Wir verurteilen die Repression und das gewaltsame Vorgehen staatlicher Stellen auf Schärfste und erklären uns solidarisch mit den Protestierenden in Iran, die ihr Leben riskieren, um für Selbstbestimmung und Menschenrechte zu kämpfen. Sie kämpfen nicht nur für ihre eigenen Rechte, sondern zugleich gegen patriarchale und autoritäre Diskriminierung und Unterdrückung weltweit.


Wir erklären uns ebenso solidarisch mit den Protestierenden der iranischen Diaspora in Deutschland, die trotz Sorge um Verwandte und Freund*innen und dem Risiko von Repressionen bei Wiedereinreise kraftvoll und laut die Proteste unterstützen. Wir danken den Journalist*innen und Aktivist*innen, die ihre Expertisen mit uns teilen und nicht müde werden, die Aufmerksamkeit für diese mögliche Revolution aufrecht zu erhalten.


Deshalb möchten wir unsere Netzwerke nutzen um den Forderungen und Analysen von Aktivist*innen, Wissenschaftler*innen und Journalist*innen in Iran und aus der iranischen Diaspora die Bühne zu geben, die sie verdienen.

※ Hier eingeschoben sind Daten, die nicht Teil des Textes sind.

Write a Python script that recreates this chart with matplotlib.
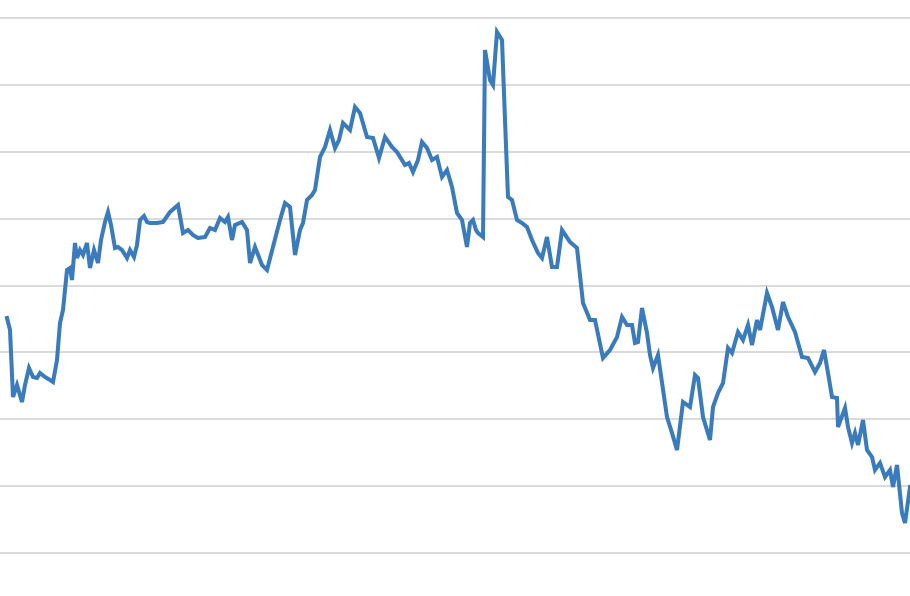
import matplotlib
matplotlib.use("Agg")
import matplotlib.pyplot as plt
import numpy as np

# Horizontal position of each observation (time axis, arbitrary units)
x_pos = [7, 10, 13, 17, 22, 25, 29, 33, 37, 40, 45, 50, 53, 57, 60, 63, 67, 70, 72, 75,
         77, 80, 83, 87, 90, 94, 98, 101, 105, 108, 111, 115, 118, 122, 127, 130, 134, 137, 140, 144,
         147, 150, 157, 163, 170, 178, 183, 188, 193, 198, 205, 210, 215, 220, 225, 228, 232, 235, 242, 247,
         250, 255, 262, 267, 273, 280, 285, 290, 295, 300, 303, 307, 312, 315, 320, 325, 330, 335, 339, 343,
         347, 350, 355, 360, 367, 373, 379, 385, 392, 397, 405, 409, 413, 418, 422, 427, 432, 437, 442, 447,
         452, 457, 462, 467, 470, 473, 476, 478, 483, 485, 490, 493, 497, 502, 505, 508, 512, 517, 522, 527,
         532, 538, 542, 547, 552, 557, 562, 570, 577, 583, 590, 595, 603, 610, 617, 622, 627, 632, 635, 638,
         642, 647, 650, 653, 658, 667, 672, 677, 683, 690, 695, 698, 703, 710, 713, 718, 723, 728, 732, 738,
         743, 748, 752, 757, 760, 767, 772, 778, 783, 788, 795, 802, 808, 815, 820, 824, 828, 832, 837, 838,
         845, 848, 852, 855, 858, 863, 867, 872, 875, 880, 885, 890, 893, 897, 902, 905, 910]

# Series values (arbitrary units; one gridline step = 66.875)
values = [235, 223, 156, 168, 151, 168, 185, 176, 175, 180, 176, 173, 171, 193, 230, 243, 283, 285, 273, 310,
          295, 303, 298, 310, 285, 303, 290, 313, 331, 341, 328, 305, 306, 303, 295, 303, 296, 308, 333, 337,
          331, 330, 330, 331, 341, 348, 320, 323, 318, 315, 316, 325, 323, 335, 331, 336, 313, 328, 331, 323,
          290, 306, 288, 283, 306, 333, 350, 346, 298, 323, 330, 353, 358, 363, 396, 406, 423, 405, 413, 430,
          426, 423, 446, 440, 416, 415, 395, 416, 406, 401, 388, 390, 381, 393, 411, 405, 393, 396, 376, 383,
          366, 340, 333, 306, 330, 333, 323, 320, 316, 503, 473, 468, 521, 513, 433, 356, 353, 333, 330, 326,
          313, 300, 295, 316, 286, 286, 323, 311, 305, 250, 233, 233, 195, 203, 216, 236, 228, 228, 210, 211,
          245, 220, 198, 185, 198, 136, 120, 103, 151, 146, 178, 175, 136, 113, 146, 160, 170, 205, 200, 221,
          213, 228, 208, 233, 223, 260, 246, 223, 251, 236, 221, 196, 195, 181, 190, 203, 180, 156, 155, 126,
          145, 126, 110, 120, 108, 133, 103, 96, 83, 90, 76, 83, 66, 88, 40, 30, 66]

grid_step = 66.875
grid_levels = [i * grid_step for i in range(9)]

fig = plt.figure(figsize=(9.10, 5.96), dpi=100)
ax = fig.add_axes([0, 0, 1, 1])

for g in grid_levels:
    ax.axhline(g, color="#d9d9d9", linewidth=1.4, zorder=1)

ax.plot(x_pos, values, color="#3a7bbd", linewidth=2.9, solid_joinstyle="miter", zorder=3)

ax.set_xlim(0, 910)
ax.set_ylim(-43, 553)
ax.set_xticks([])
ax.set_yticks([])
for s in ax.spines.values():
    s.set_visible(False)

fig.savefig("out.png", dpi=100, facecolor="white")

Was wir in Europa darüber hinaus jetzt konkret tun können und müssen: Abschiebungen in den Iran sollten angesichts der aktuellen Lage ausgesetzt werden. Die Situation im Land ist zu gefährlich, insbesondere für Menschen, die vor dem Regime geflohen sind oder gegen das Regime protestieren. Ebenso sollte verfolgten und gefährdeten Iraner*innen unbürokratisch eine sichere Flucht/Einreise nach Europa ermöglicht werden. Dazu gehört auch, Exil-Iraner*innen in Deutschland besser vor potentiellen Repressionen des iranischen Regimes zu schützen - Geheimdienstaktivitäten des Iran in Deutschland müssen unterbunden werden.


Die Menschenrechtsverletzungen durch das iranische Regime müssen unabhängig dokumentiert und untersucht werden. Nur so können die Verantwortlichen für Menschenrechtsverletzungen und Gewalt auf den Straßen auch langfristig zur Rechenschaft gezogen werden. Dabei sollten zugleich die personenbezogenen Sanktionen für schwere Menschenrechtsverletzungen aufrechterhalten und ausgeweitet werden, die Verantwortlichen mit Einreisesperren belegt und ihre Vermögen in Europa eingefroren werden.

Und nicht zuletzt müssen wir uns einer Instrumentalisierung der Ereignisse für abwegige innenpolitische Debatten entgegenstellen: Rechte und konservative Stimmen in Deutschland sprechen teilweise von sog. „Kopftuch-Protesten“ und versuchen, die feministischen Proteste für ihre islamfeindlichen Positionen zu nutzen. Dieser antifeministischen Vereinnahmung stellen wir uns klar entgegen.